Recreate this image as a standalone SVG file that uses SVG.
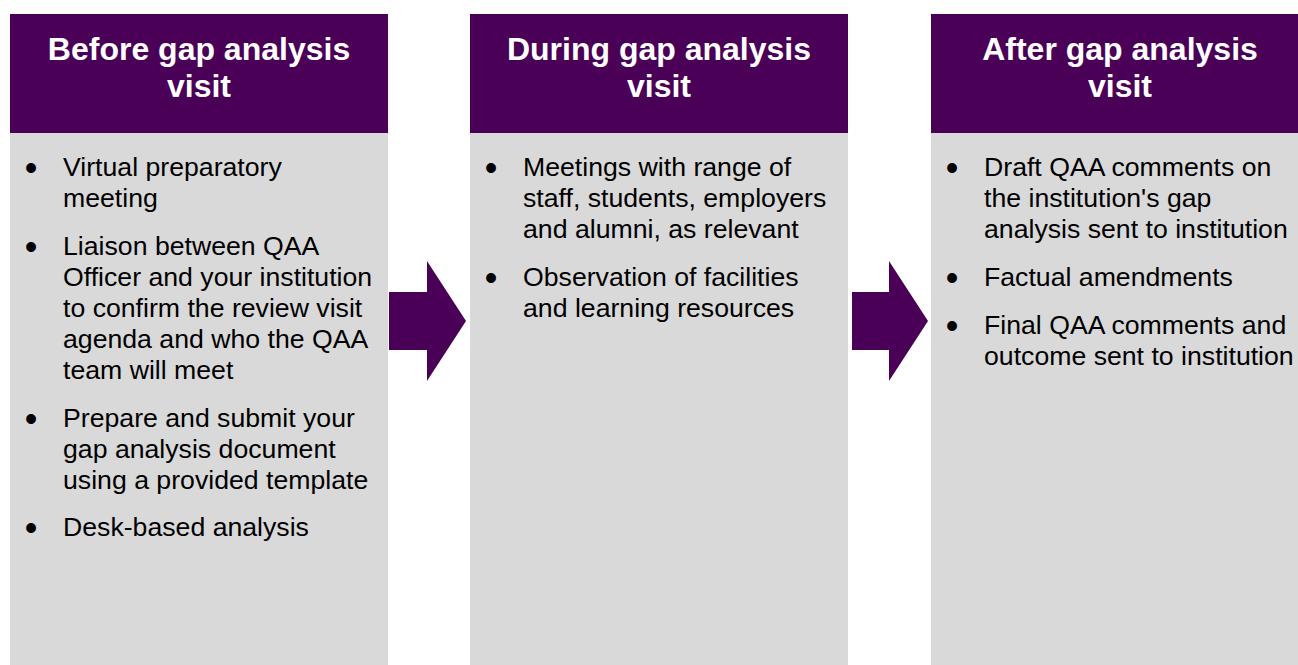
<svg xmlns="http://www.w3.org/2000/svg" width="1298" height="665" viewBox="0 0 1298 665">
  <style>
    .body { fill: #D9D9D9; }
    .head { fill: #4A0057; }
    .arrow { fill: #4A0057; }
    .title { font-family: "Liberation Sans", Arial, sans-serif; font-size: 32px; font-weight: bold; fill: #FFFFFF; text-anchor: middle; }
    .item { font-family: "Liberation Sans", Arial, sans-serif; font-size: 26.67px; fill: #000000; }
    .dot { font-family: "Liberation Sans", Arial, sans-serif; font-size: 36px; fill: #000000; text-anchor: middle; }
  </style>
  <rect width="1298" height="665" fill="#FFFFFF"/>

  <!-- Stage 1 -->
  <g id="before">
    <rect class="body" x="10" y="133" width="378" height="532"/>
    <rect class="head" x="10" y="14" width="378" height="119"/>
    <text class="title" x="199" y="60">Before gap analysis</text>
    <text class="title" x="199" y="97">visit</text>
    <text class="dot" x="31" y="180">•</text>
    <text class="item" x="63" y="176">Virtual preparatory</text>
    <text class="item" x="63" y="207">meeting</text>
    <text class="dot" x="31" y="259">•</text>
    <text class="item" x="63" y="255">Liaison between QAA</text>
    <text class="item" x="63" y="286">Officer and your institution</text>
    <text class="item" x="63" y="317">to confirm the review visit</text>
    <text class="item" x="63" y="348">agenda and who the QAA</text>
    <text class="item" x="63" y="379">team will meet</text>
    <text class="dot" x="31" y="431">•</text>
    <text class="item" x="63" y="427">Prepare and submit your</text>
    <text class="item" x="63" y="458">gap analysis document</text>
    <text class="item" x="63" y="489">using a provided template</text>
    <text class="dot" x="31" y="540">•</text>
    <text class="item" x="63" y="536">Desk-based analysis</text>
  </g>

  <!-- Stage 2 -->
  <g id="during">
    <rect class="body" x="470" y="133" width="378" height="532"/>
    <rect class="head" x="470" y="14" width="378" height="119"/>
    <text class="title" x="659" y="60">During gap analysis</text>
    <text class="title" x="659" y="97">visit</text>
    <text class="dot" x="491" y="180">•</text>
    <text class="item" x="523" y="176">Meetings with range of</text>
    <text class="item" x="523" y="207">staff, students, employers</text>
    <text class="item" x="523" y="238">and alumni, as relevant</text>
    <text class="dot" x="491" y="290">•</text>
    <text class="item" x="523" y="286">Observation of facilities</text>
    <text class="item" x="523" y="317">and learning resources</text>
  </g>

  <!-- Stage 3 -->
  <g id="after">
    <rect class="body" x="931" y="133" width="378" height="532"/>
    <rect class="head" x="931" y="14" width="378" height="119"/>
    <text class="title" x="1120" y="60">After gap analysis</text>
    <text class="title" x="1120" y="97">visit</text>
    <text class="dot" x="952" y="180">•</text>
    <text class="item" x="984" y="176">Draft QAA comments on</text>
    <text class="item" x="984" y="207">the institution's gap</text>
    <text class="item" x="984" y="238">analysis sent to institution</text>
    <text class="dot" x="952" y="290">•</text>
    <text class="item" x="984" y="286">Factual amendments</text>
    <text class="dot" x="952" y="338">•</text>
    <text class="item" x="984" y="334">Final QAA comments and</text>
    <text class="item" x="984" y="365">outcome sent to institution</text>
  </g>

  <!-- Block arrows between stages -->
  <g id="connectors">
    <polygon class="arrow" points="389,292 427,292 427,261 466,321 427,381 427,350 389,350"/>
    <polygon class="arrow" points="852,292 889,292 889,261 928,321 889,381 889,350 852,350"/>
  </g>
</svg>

===============

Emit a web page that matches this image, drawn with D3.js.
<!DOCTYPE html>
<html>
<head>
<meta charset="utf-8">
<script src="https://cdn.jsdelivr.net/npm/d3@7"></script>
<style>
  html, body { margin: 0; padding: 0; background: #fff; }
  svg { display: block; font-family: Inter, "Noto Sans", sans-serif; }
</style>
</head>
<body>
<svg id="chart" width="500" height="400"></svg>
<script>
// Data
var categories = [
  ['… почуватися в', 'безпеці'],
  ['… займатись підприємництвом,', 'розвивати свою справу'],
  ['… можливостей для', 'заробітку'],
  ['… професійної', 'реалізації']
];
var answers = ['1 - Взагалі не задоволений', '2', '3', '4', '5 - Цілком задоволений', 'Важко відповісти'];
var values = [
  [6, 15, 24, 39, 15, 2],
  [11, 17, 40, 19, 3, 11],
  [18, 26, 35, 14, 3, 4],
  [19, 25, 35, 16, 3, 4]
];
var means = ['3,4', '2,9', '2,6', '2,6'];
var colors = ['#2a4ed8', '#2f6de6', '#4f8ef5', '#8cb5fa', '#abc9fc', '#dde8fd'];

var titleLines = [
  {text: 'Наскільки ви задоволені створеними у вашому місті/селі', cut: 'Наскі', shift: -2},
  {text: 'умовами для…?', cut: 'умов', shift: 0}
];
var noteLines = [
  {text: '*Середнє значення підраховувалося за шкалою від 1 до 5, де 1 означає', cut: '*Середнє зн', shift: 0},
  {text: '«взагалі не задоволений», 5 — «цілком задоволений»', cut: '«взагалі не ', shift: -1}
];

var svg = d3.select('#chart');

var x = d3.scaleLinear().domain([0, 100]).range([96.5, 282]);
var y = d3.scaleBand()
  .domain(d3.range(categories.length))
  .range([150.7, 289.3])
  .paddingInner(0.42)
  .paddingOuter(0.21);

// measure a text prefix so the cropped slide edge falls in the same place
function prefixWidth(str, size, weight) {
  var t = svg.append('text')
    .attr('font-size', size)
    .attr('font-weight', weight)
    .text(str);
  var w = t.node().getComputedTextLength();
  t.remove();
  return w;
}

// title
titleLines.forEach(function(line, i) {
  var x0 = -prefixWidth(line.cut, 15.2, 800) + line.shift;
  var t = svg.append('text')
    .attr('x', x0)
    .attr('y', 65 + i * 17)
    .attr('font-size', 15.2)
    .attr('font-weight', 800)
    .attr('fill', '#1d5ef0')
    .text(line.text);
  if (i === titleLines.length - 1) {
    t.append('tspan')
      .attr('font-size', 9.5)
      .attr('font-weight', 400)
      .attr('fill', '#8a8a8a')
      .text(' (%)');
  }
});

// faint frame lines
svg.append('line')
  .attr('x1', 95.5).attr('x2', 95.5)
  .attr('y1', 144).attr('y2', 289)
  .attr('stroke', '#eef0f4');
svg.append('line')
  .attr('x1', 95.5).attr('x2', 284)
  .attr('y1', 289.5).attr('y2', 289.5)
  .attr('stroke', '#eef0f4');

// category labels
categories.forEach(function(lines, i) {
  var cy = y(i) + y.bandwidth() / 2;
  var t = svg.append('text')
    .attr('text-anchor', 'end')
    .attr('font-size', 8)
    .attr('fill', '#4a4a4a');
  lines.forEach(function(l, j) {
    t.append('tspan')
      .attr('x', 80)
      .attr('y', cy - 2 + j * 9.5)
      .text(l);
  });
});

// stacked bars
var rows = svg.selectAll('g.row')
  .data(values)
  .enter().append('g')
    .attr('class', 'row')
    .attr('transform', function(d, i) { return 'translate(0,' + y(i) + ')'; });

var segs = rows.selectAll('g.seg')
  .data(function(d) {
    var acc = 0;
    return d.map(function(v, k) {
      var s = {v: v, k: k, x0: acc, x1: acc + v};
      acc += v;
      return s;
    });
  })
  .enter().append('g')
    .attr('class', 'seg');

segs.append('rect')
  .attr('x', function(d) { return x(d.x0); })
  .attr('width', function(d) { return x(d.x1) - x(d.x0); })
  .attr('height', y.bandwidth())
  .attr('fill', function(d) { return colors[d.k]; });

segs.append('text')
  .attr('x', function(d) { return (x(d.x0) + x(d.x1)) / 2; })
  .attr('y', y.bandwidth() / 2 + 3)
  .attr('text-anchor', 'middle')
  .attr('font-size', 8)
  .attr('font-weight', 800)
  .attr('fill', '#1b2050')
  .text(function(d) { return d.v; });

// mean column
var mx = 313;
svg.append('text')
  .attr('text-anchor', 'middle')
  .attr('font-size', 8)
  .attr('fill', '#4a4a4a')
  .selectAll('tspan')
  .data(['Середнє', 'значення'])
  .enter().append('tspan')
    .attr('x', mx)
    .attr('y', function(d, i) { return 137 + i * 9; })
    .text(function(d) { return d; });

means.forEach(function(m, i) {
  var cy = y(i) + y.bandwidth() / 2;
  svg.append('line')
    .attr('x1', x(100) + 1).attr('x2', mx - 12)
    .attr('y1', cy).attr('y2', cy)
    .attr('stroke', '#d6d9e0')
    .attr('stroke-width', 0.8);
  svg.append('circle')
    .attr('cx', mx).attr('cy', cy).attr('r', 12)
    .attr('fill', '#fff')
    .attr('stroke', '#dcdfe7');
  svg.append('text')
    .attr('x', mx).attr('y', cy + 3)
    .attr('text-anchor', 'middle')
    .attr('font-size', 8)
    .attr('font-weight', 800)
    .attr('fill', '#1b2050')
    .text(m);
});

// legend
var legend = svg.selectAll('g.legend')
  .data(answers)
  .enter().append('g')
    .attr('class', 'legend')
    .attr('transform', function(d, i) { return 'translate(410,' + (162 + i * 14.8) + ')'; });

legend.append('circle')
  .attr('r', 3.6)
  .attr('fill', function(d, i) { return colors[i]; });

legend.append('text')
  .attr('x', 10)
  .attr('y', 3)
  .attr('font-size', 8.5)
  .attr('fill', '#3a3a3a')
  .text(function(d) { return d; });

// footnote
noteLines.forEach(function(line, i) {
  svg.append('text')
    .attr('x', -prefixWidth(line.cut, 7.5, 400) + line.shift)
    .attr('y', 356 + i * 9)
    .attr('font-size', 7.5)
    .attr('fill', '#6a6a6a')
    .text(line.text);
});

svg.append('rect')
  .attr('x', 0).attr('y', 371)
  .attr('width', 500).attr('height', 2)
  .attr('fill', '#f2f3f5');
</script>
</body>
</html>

===============

WHAT IS ASKED. Transcribe exactly, and only, the lines beginning at the line containing "Emit a web page" and ending at the line containing "var svg = d3.select('#chart');", both inclusive.

CORRECT RESPONSE.
Emit a web page that matches this image, drawn with D3.js.
<!DOCTYPE html>
<html>
<head>
<meta charset="utf-8">
<script src="https://cdn.jsdelivr.net/npm/d3@7"></script>
<style>
  html, body { margin: 0; padding: 0; background: #fff; }
  svg { display: block; font-family: Inter, "Noto Sans", sans-serif; }
</style>
</head>
<body>
<svg id="chart" width="500" height="400"></svg>
<script>
// Data
var categories = [
  ['… почуватися в', 'безпеці'],
  ['… займатись підприємництвом,', 'розвивати свою справу'],
  ['… можливостей для', 'заробітку'],
  ['… професійної', 'реалізації']
];
var answers = ['1 - Взагалі не задоволений', '2', '3', '4', '5 - Цілком задоволений', 'Важко відповісти'];
var values = [
  [6, 15, 24, 39, 15, 2],
  [11, 17, 40, 19, 3, 11],
  [18, 26, 35, 14, 3, 4],
  [19, 25, 35, 16, 3, 4]
];
var means = ['3,4', '2,9', '2,6', '2,6'];
var colors = ['#2a4ed8', '#2f6de6', '#4f8ef5', '#8cb5fa', '#abc9fc', '#dde8fd'];

var titleLines = [
  {text: 'Наскільки ви задоволені створеними у вашому місті/селі', cut: 'Наскі', shift: -2},
  {text: 'умовами для…?', cut: 'умов', shift: 0}
];
var noteLines = [
  {text: '*Середнє значення підраховувалося за шкалою від 1 до 5, де 1 означає', cut: '*Середнє зн', shift: 0},
  {text: '«взагалі не задоволений», 5 — «цілком задоволений»', cut: '«взагалі не ', shift: -1}
];

var svg = d3.select('#chart');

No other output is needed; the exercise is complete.